Akpu joined the mass exodus of Igbo people from northern Nigeria to their ancestral homeland in the southeast. When the war started, he joined a Biafran brigade to fight Nigerian soldiers. He says he fought wearing rubber sandals and t-shirts with holes in them. During a heavy wave of shelling, a piece of shrapnel cut into his spinal cord. Today, he’s in a wheelchair.
Three years of war left south-eastern Nigeria in ruins. Estimates of the death toll range from one million to six million. After the Nigerian federal military government – supported by the UK – imposed blockades that made it difficult for aid groups to deliver food and relief supplies to Biafra, many children died of kwashiorkor, a severe form of malnutrition characterised by a distended abdomen.
Biafra today
The war ended in January 1970 with the surrender of the Republic of Biafra, which dissolved and was reincorporated into Nigeria.
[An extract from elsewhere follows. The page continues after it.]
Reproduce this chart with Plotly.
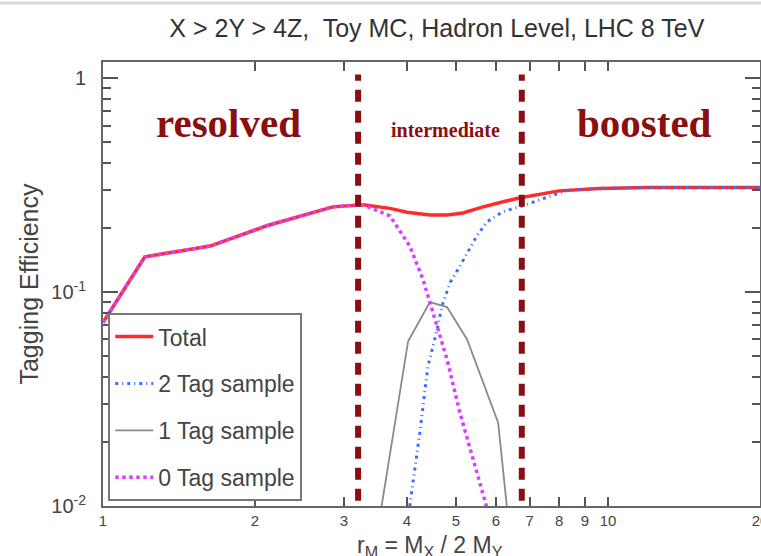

The federal government’s “no victor, no vanquished policy” was promoted to foster national unity.
The declaration of the establishment of the Biafra nation, carved out of south-eastern Nigeria, came after failed attempts by the Nigerian government to address the grievances expressed by south-eastern Nigerians
But today, the pro-Biafra movement is back and louder than ever. Dozens of pro-Biafra activists were arrested last week in cities across southeastern Nigeria. Last year’s May 30 Biafra Remembrance Day ended in what Amnesty International described as part of a “chilling crackdown” that left at least 60 peaceful pro-Biafran activists dead at the hands of Nigerian security forces. An investigation by the organisation revealed that more than 150 pro-Biafrans were killed from August 2015 to August 2016.
Nigerian federal government officials say the country must remain united. “They say that secession is the answer to the charges of marginalisation,” said Acting President Yemi Osinbajo during a Biafra civil forum last week in Abuja. “Brothers and sisters, permit me to differ and to suggest that we’re greater together than apart.” But people like Amah and Kanu no longer identify as Nigerians. They say Nigeria has failed them. They are Biafrans.